Anna Lindstedt faces up to two years in prison if she is convicted of brokering an unauthorised meeting in January last year when she was ambassador.
She has been charged with "arbitrariness during negotiations with a foreign power".
Lindstedt was trying to secure the freedom of Chinese-born Swedish citizen Gui Minhai, who published gossipy titles about Chinese political leaders in a Hong Kong book shop. He has been in jail in China almost continuously since 2015.
Prosecutor Henrik Olin told the court Lindstedt had "acted outside the bounds of the mandate she had for the consular case".
He said the crime had endangered Sweden's peaceful relations with China.
But defence lawyer Conny Cedermark told the court his client denied the charges.
"She's been looking forward to the trial and she is looking forward, when this trial is over, to being acquitted," Cedermark told AFP after the first day of proceedings wound up.
Gui disappeared while on holiday in Thailand in 2015 before resurfacing in mainland China, where he was put in jail.
A few months after his October 2017 release he was again arrested, this time while he was on a train to Beijing with Swedish diplomats.

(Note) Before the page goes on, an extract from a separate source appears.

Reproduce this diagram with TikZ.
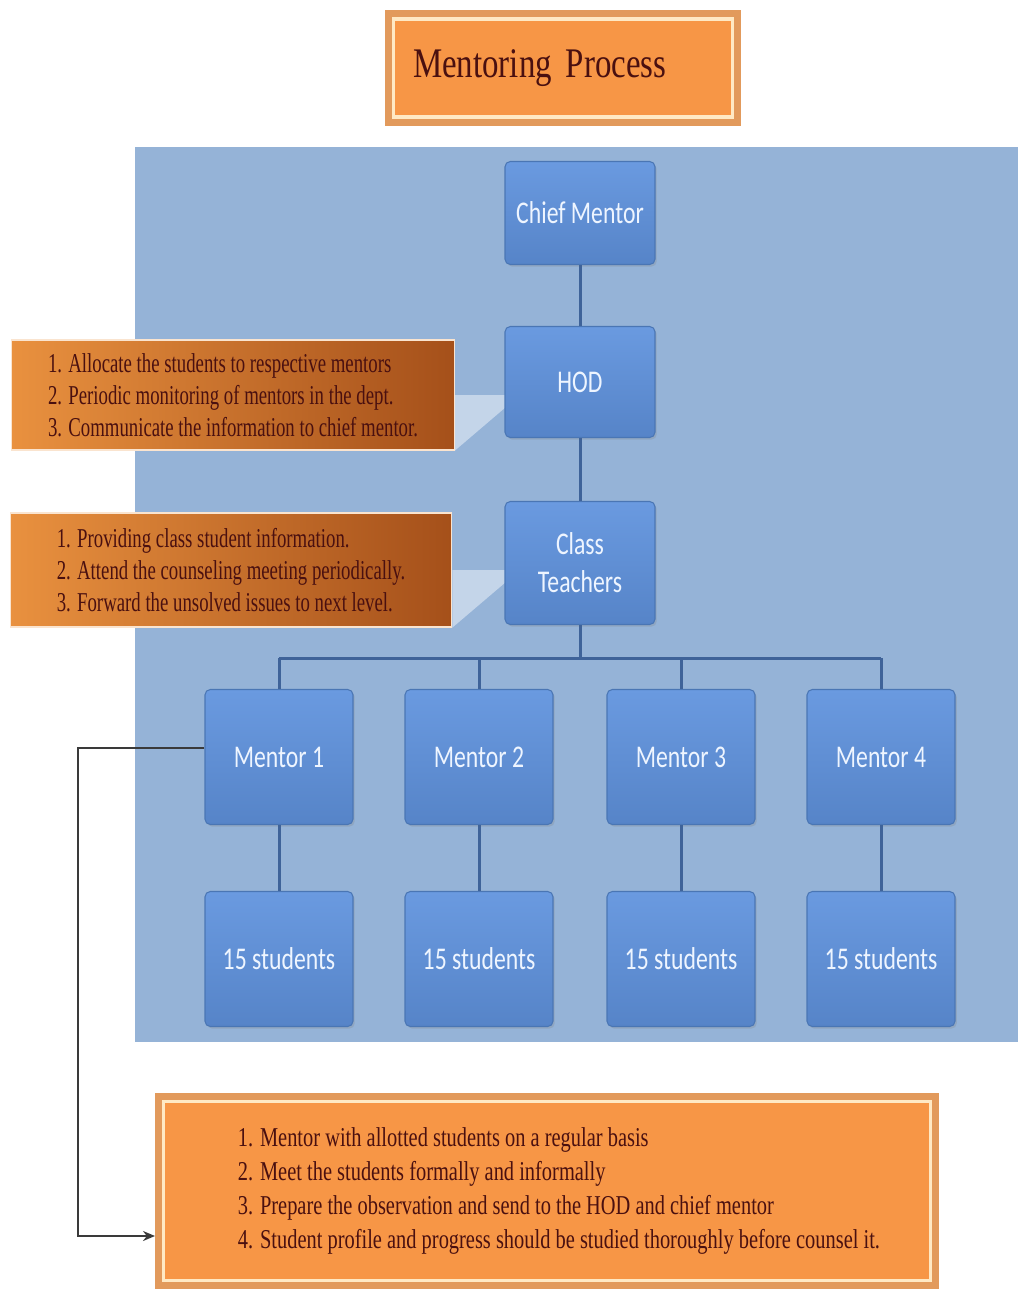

In February this year, he was given 10 years in jail on charges of illegally providing intelligence abroad.
- 'Strange experience' -
Lindstedt helped organise a meeting between Gui's daughter, Angela Gui, and businessmen with ties to Beijing.
Angela Gui wrote in February 2019 on her blog about a "strange experience" where Lindstedt had invited her to Stockholm in January.
During discussions in the lounge of a hotel in the Swedish capital, in the presence of Lindstedt, she was introduced to the businessmen who claimed they could help secure her father's release.
In exchange, Angela Gui said she was told she "needed to be quiet" and to "stop all media engagement", and later described the tone of the meeting as "threatening".
Sweden's intelligence service launched an investigation after reports of the meeting emerged.
The foreign ministry removed Lindstedt from her post but she has stayed on at the ministry without an assignment.
The ministry has meanwhile maintained that it had no prior knowledge of the meeting, saying Lindstedt acted of her own accord.
Her lawyer is expected to argue that she did inform her superiors of her actions.
Fellow diplomats have meanwhile rallied to Lindstedt's defence, with 21 former envoys writing in a February opinion piece in newspaper Dagens Nyheter that she had acted well within her rights and role as an ambassador.
"I don't think that the ambassador has committed a crime, absolutely not. She tried to do what she should do as a Swedish ambassador -- to solve a complicated consular case between Sweden and China," Sven Hirdman, a former ambassador to Russia and Israel who attended Friday's proceedings, told AFP.
- Tense relationship -
In court, Olin described the tense relation between Sweden and China in recent years, suggesting her actions could have aggravated an already fraught situation.
Criticism from Swedish officials and commentators over Beijing's treatment of Gui Minhai has been a thorn in the side of China, which insists that the matter is an internal affair.
Olin also referred to several incidents in Sweden that have angered China's embassy.
He noted that at the time of the meeting, Lindstedt had already received a new assignment which she was set to start in March 2019 and had expressed frustration about not having been able to secure Gui's release during her tenure.
The trial is set to conclude by June 22.